Work to be completed: Copy nothing but the text: reproduce each line of the listing exactly and leave the pictures out.
════════════════════
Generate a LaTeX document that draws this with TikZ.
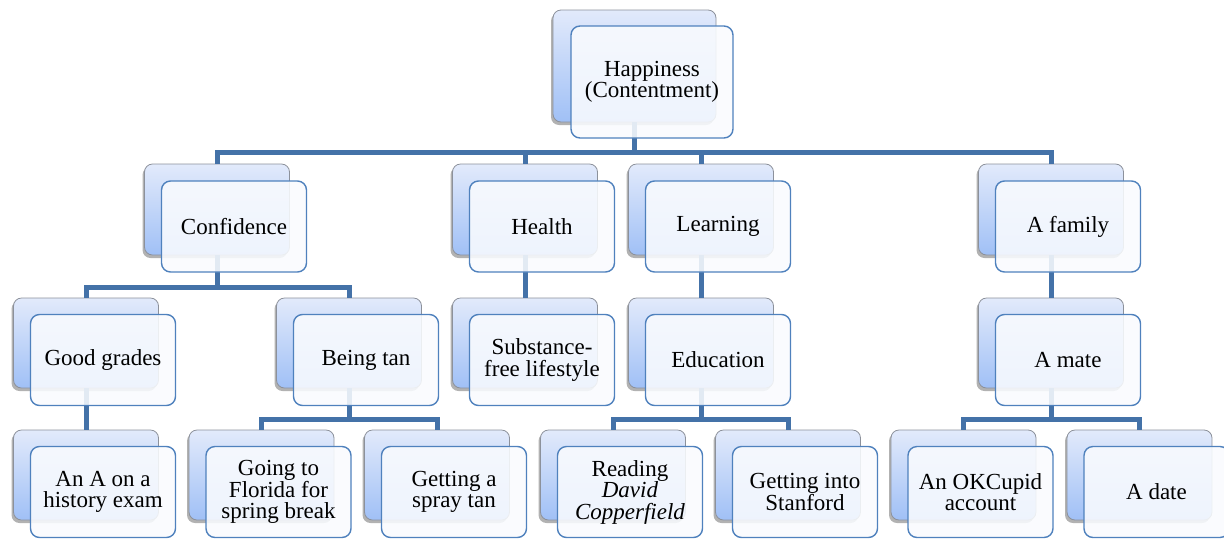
\documentclass[tikz,border=0pt]{standalone}
\usepackage{fontspec}
\setmainfont{Liberation Serif}
\usetikzlibrary{shadows}
\definecolor{linkblue}{RGB}{68,114,168}
\definecolor{frameblue}{RGB}{79,129,189}
\definecolor{backtop}{RGB}{226,234,251}
\definecolor{backbot}{RGB}{160,192,246}
\definecolor{backedge}{RGB}{140,145,155}
\definecolor{frontfill}{RGB}{249,251,254}
\begin{document}
\begin{tikzpicture}[x=1pt,y=-1pt,
  back/.style={rounded corners=8pt, draw=backedge, line width=0.8pt,
    top color=backtop, bottom color=backbot,
    minimum width=145pt, minimum height=90pt, inner sep=0pt, outer sep=0pt,
    drop shadow={shadow xshift=-2pt, shadow yshift=-3pt, fill=black, opacity=0.3}},
  front/.style={rounded corners=9pt, draw=frameblue, line width=1.4pt,
    fill=frontfill, fill opacity=0.88, text opacity=1,
    minimum width=145pt, minimum height=91pt, inner sep=2pt, outer sep=0pt,
    align=center, font=\fontsize{23}{21.5}\selectfont},
  conn/.style={draw=linkblue, line width=5pt, line join=miter}]
\useasboundingbox (0,0) rectangle (1224,539);

% bus rows
\coordinate (bus1) at (0,152);
\coordinate (bus2) at (0,287);
\coordinate (bus3) at (0,419);

% back cards
\node[back, minimum width=163pt, minimum height=112pt] (hapB) at (634.5,66) {};
\node[back, minimum height=91pt] (confB) at (217,209.5) {};
\node[back, minimum height=91pt] (healB) at (525,209.5) {};
\node[back, minimum height=91pt] (learB) at (701,209.5) {};
\node[back, minimum height=91pt] (famB) at (1051,209.5) {};
\node[back] (gradB) at (86,343) {};
\node[back] (tanB) at (349,343) {};
\node[back] (subB) at (525,343) {};
\node[back] (eduB) at (701,343) {};
\node[back] (mateB) at (1051,343) {};
\node[back] (examB) at (86,475) {};
\node[back] (florB) at (261.5,475) {};
\node[back] (sprayB) at (437,475) {};
\node[back] (readB) at (613,475) {};
\node[back] (stanB) at (788,475) {};
\node[back] (okB) at (963.5,475) {};
\node[back] (dateB) at (1139.5,475) {};

% connectors
\draw[conn] (hapB.south) -- (hapB.south |- bus1) -| (confB.north);
\draw[conn] (hapB.south) -- (hapB.south |- bus1) -| (healB.north);
\draw[conn] (hapB.south) -- (hapB.south |- bus1) -| (learB.north);
\draw[conn] (hapB.south) -- (hapB.south |- bus1) -| (famB.north);
\draw[conn] (confB.south) -- (confB.south |- bus2) -| (gradB.north);
\draw[conn] (confB.south) -- (confB.south |- bus2) -| (tanB.north);
\draw[conn] (healB.south) -- (subB.north);
\draw[conn] (learB.south) -- (eduB.north);
\draw[conn] (famB.south) -- (mateB.north);
\draw[conn] (gradB.south) -- (examB.north);
\draw[conn] (tanB.south) -- (tanB.south |- bus3) -| (florB.north);
\draw[conn] (tanB.south) -- (tanB.south |- bus3) -| (sprayB.north);
\draw[conn] (eduB.south) -- (eduB.south |- bus3) -| (readB.north);
\draw[conn] (eduB.south) -- (eduB.south |- bus3) -| (stanB.north);
\draw[conn] (mateB.south) -- (mateB.south |- bus3) -| (okB.north);
\draw[conn] (mateB.south) -- (mateB.south |- bus3) -| (dateB.north);

% front cards with the labels
\node[front, minimum width=162pt, minimum height=112pt] (hap) at ([shift={(17.5,16)}]hapB.center) {Happiness\\(Contentment)};
\node[front] (conf) at ([shift={(17,17)}]confB.center) {Confidence};
\node[front] (heal) at ([shift={(17,17)}]healB.center) {Health};
\node[front] (lear) at ([shift={(17,17)}]learB.center) {Learning};
\node[front] (fam) at ([shift={(17,17)}]famB.center) {A family};
\node[front] (grad) at ([shift={(17,17)}]gradB.center) {Good grades};
\node[front] (tan) at ([shift={(17,17)}]tanB.center) {Being tan};
\node[front] (sub) at ([shift={(17,17)}]subB.center) {Substance-\\free lifestyle};
\node[front] (edu) at ([shift={(17,17)}]eduB.center) {Education};
\node[front] (mate) at ([shift={(17,17)}]mateB.center) {A mate};
\node[front] (exam) at ([shift={(17,17)}]examB.center) {An A on a\\history exam};
\node[front] (flor) at ([shift={(17,17)}]florB.center) {Going to\\Florida for\\spring break};
\node[front] (spray) at ([shift={(17,17)}]sprayB.center) {Getting a\\spray tan};
\node[front] (read) at ([shift={(17,17)}]readB.center) {Reading\\\textit{David}\\\textit{Copperfield}};
\node[front] (stan) at ([shift={(17,17)}]stanB.center) {Getting into\\Stanford};
\node[front] (ok) at ([shift={(17,17)}]okB.center) {An OKCupid\\account};
\node[front] (date) at ([shift={(17,17)}]dateB.center) {A date};
\end{tikzpicture}
\end{document}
════════════════════
The completed task:
Generate a LaTeX document that draws this with TikZ.
\documentclass[tikz,border=0pt]{standalone}
\usepackage{fontspec}
\setmainfont{Liberation Serif}
\usetikzlibrary{shadows}
\definecolor{linkblue}{RGB}{68,114,168}
\definecolor{frameblue}{RGB}{79,129,189}
\definecolor{backtop}{RGB}{226,234,251}
\definecolor{backbot}{RGB}{160,192,246}
\definecolor{backedge}{RGB}{140,145,155}
\definecolor{frontfill}{RGB}{249,251,254}
\begin{document}
\begin{tikzpicture}[x=1pt,y=-1pt,
  back/.style={rounded corners=8pt, draw=backedge, line width=0.8pt,
    top color=backtop, bottom color=backbot,
    minimum width=145pt, minimum height=90pt, inner sep=0pt, outer sep=0pt,
    drop shadow={shadow xshift=-2pt, shadow yshift=-3pt, fill=black, opacity=0.3}},
  front/.style={rounded corners=9pt, draw=frameblue, line width=1.4pt,
    fill=frontfill, fill opacity=0.88, text opacity=1,
    minimum width=145pt, minimum height=91pt, inner sep=2pt, outer sep=0pt,
    align=center, font=\fontsize{23}{21.5}\selectfont},
  conn/.style={draw=linkblue, line width=5pt, line join=miter}]
\useasboundingbox (0,0) rectangle (1224,539);

% bus rows
\coordinate (bus1) at (0,152);
\coordinate (bus2) at (0,287);
\coordinate (bus3) at (0,419);

% back cards
\node[back, minimum width=163pt, minimum height=112pt] (hapB) at (634.5,66) {};
\node[back, minimum height=91pt] (confB) at (217,209.5) {};
\node[back, minimum height=91pt] (healB) at (525,209.5) {};
\node[back, minimum height=91pt] (learB) at (701,209.5) {};
\node[back, minimum height=91pt] (famB) at (1051,209.5) {};
\node[back] (gradB) at (86,343) {};
\node[back] (tanB) at (349,343) {};
\node[back] (subB) at (525,343) {};
\node[back] (eduB) at (701,343) {};
\node[back] (mateB) at (1051,343) {};
\node[back] (examB) at (86,475) {};
\node[back] (florB) at (261.5,475) {};
\node[back] (sprayB) at (437,475) {};
\node[back] (readB) at (613,475) {};
\node[back] (stanB) at (788,475) {};
\node[back] (okB) at (963.5,475) {};
\node[back] (dateB) at (1139.5,475) {};

% connectors
\draw[conn] (hapB.south) -- (hapB.south |- bus1) -| (confB.north);
\draw[conn] (hapB.south) -- (hapB.south |- bus1) -| (healB.north);
\draw[conn] (hapB.south) -- (hapB.south |- bus1) -| (learB.north);
\draw[conn] (hapB.south) -- (hapB.south |- bus1) -| (famB.north);
\draw[conn] (confB.south) -- (confB.south |- bus2) -| (gradB.north);
\draw[conn] (confB.south) -- (confB.south |- bus2) -| (tanB.north);
\draw[conn] (healB.south) -- (subB.north);
\draw[conn] (learB.south) -- (eduB.north);
\draw[conn] (famB.south) -- (mateB.north);
\draw[conn] (gradB.south) -- (examB.north);
\draw[conn] (tanB.south) -- (tanB.south |- bus3) -| (florB.north);
\draw[conn] (tanB.south) -- (tanB.south |- bus3) -| (sprayB.north);
\draw[conn] (eduB.south) -- (eduB.south |- bus3) -| (readB.north);
\draw[conn] (eduB.south) -- (eduB.south |- bus3) -| (stanB.north);
\draw[conn] (mateB.south) -- (mateB.south |- bus3) -| (okB.north);
\draw[conn] (mateB.south) -- (mateB.south |- bus3) -| (dateB.north);

% front cards with the labels
\node[front, minimum width=162pt, minimum height=112pt] (hap) at ([shift={(17.5,16)}]hapB.center) {Happiness\\(Contentment)};
\node[front] (conf) at ([shift={(17,17)}]confB.center) {Confidence};
\node[front] (heal) at ([shift={(17,17)}]healB.center) {Health};
\node[front] (lear) at ([shift={(17,17)}]learB.center) {Learning};
\node[front] (fam) at ([shift={(17,17)}]famB.center) {A family};
\node[front] (grad) at ([shift={(17,17)}]gradB.center) {Good grades};
\node[front] (tan) at ([shift={(17,17)}]tanB.center) {Being tan};
\node[front] (sub) at ([shift={(17,17)}]subB.center) {Substance-\\free lifestyle};
\node[front] (edu) at ([shift={(17,17)}]eduB.center) {Education};
\node[front] (mate) at ([shift={(17,17)}]mateB.center) {A mate};
\node[front] (exam) at ([shift={(17,17)}]examB.center) {An A on a\\history exam};
\node[front] (flor) at ([shift={(17,17)}]florB.center) {Going to\\Florida for\\spring break};
\node[front] (spray) at ([shift={(17,17)}]sprayB.center) {Getting a\\spray tan};
\node[front] (read) at ([shift={(17,17)}]readB.center) {Reading\\\textit{David}\\\textit{Copperfield}};
\node[front] (stan) at ([shift={(17,17)}]stanB.center) {Getting into\\Stanford};
\node[front] (ok) at ([shift={(17,17)}]okB.center) {An OKCupid\\account};
\node[front] (date) at ([shift={(17,17)}]dateB.center) {A date};
\end{tikzpicture}
\end{document}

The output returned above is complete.